他們坐在會議長桌的兩邊,此時都在望著會議屏幕。
屏幕上打出了幾位人員的頭像和簡介,是天機局準備派往GOA首支機動特遣隊的人員名單。
樓筱寧,鄧惜玫,馮偉,孔雀,墨青 看到這份名單,會議室里各國代表們頓時一片疑惑聲。
“這…”
“顧先生呢?”
“貴局這是什么意思?沒有顧俊?”
除了早知內情的羅斯國安全局的人,像花旗國、英倫國等的代表,都十分不解而且不滿。
不是說樓筱寧這些人不夠突出,他們的檔案也是響當當的,但沒有顧俊!這怎么能算是最精銳?顧俊之前是受了大傷,但現在不是蘇醒過來了嗎,天機局對外聲稱他恢復得也不錯。
“各位,各位。”通爺說了幾聲,老臉有點沒好氣,“別吵了!”
“顧俊的健康狀況很復雜,我們跟外面說他還好出于什么考慮你們應該想得明白,事實是他恢復得沒那么好,他需要放假。”給外面說顧俊怎么還好只是出于震懾邪信徒而已,事實卻是…
“是的,先生女士們,我們暫時沒有顧俊了。”通爺說道。
會議室里靜了下來,眾人面面相覷,這可真是一個壞消息…
“情況有多壞?”FBM的代表弗蘭克戴維斯問道,白花花的胡子拉著,滿臉的皺紋。
“很壞。”通爺的語氣更低沉了,“這么說吧各位,顧俊現在有些PTSD癥狀。”
各國代表們的面色更加復雜,一時間相顧無話。
與異常事物打交道的人有PTSD,他們很清楚這意味著什么,這就像一根蠟燭燃盡了,無論它之前的光芒有多么明亮耀眼,現在它都只剩下一灘蠟液與灰燼。
唉!也出席會議的姚世年聽著真有些黯然,阿俊的假期才放了不到半個月,恢復情況并不理想,已經有多次PTSD警覺性過高的癥狀表現,睡覺感覺臥室里有古怪,出游覺得有敵人跟蹤,雖然有些是合理的懷疑,但是…
這不是什么好的趨勢,許多PTSD患者就因為這樣導致濫用藥物、酗酒、獨居甚至遁入山林等等。
“真誠點吧,顧先生還能回來嗎?”英倫國代表蓋恩斯埃爾西問道,眾人都想知道這個答案。
“未來的事情誰都說不準。

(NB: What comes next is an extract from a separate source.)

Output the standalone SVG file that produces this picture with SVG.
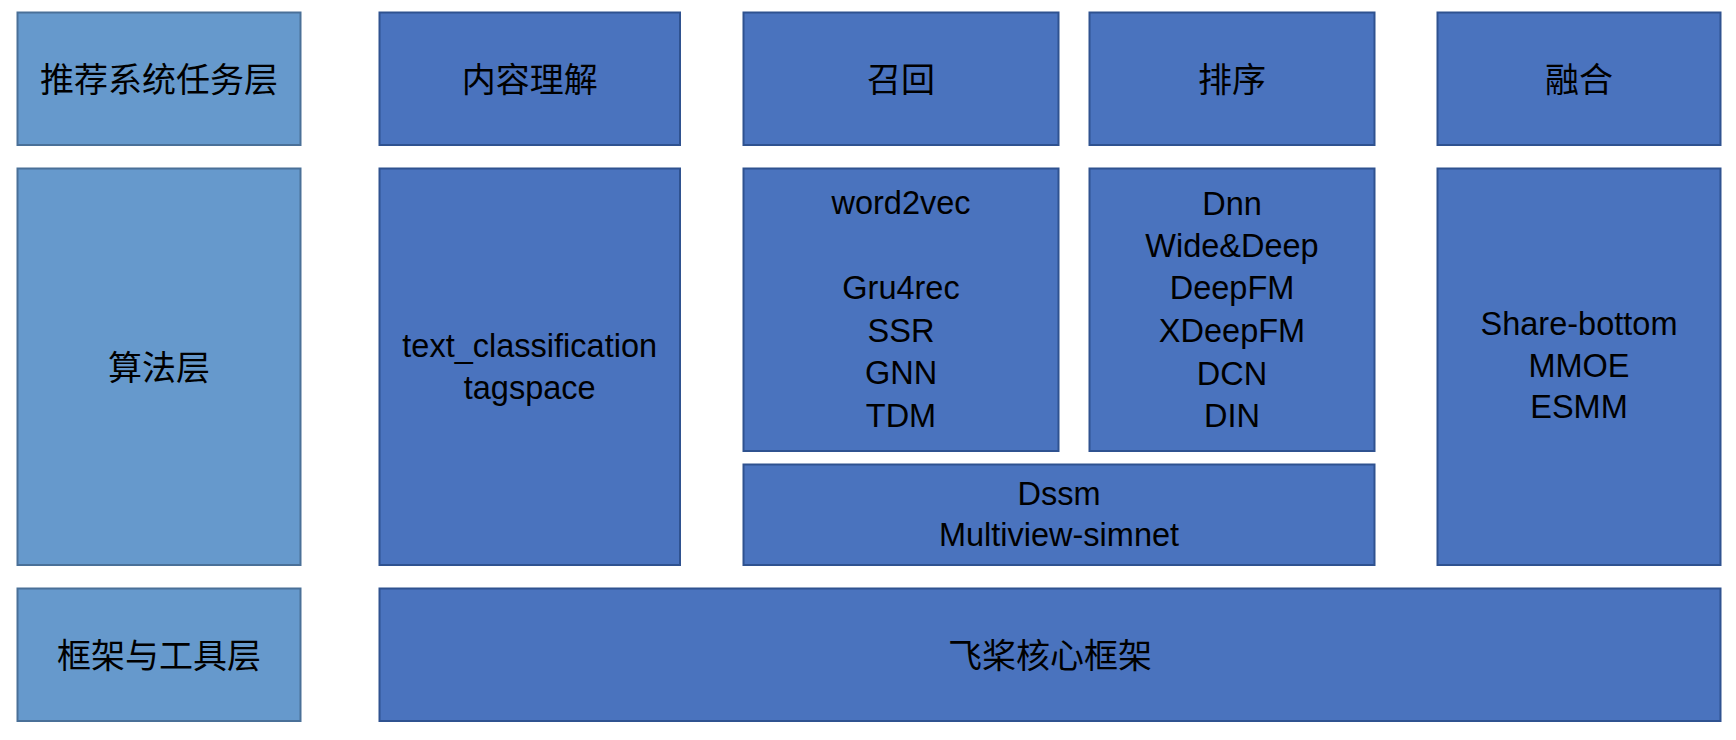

”通爺無奈道,“就目前來說,我們就希望我們的英雄能過點好日子,別的沒指望了。”
眾人啞然,那就是…顧俊不瘋掉就是勝利了。
弗蘭克戴維斯、蓋恩斯埃爾西等人都高興不起來,天機局沒了顧俊當然實力弱了,這對于FBM、WMO似乎有此消彼長的好處。然而失去顧俊確實是全球的損失,當下一次有大事情發生…
“雖然沒有顧俊,我們派出的這五位都是超級精英。”通爺又說道,“尤其是這個鄧惜玫,潛力巨大。”
對于屏幕上的那五位人員,各國都有一定程度的了解的了。
在天機局的展示后,各國代表也陸續展示本國愿意派出的人員,都在35人左右。
羅斯安全局:馬克西姆庫茲涅佐夫,加琳娜索科洛娃,伊萬尼基福洛夫…
FBM:海倫克萊爾,薩米沃爾特,德萊尼奧克斯…
在年初五那天晚上第二次接收到信號后,顧俊沒有告訴任何人,三天后年初八晚上,他又是那樣躺在客廳沙發上看著電視入睡,信號第三次出現了,與上次相比雖然他沒聽到新信息,但一切顯得更清晰一些。
接著,顧俊把這件事告訴了吳時雨,讓她保密,并讓局里搜查了一番那個分割十字的符號。
他沒有說符號與信號的關聯,只是說好像有幻覺看到,可能很重要,請求局里注意著這個符號是否有出現在哪里。
盡管他現在說什么,可信度都已經大大下降了,不過局里依然是相當重視,只是未有什么發現。這個符號并沒出現在局里已知的邪組織那里,也不在已知的拉萊耶崇拜的資料里。
又是三天之后,正月十一晚上,信號沒有出現,第二天正月十二,信號依然沒有出現。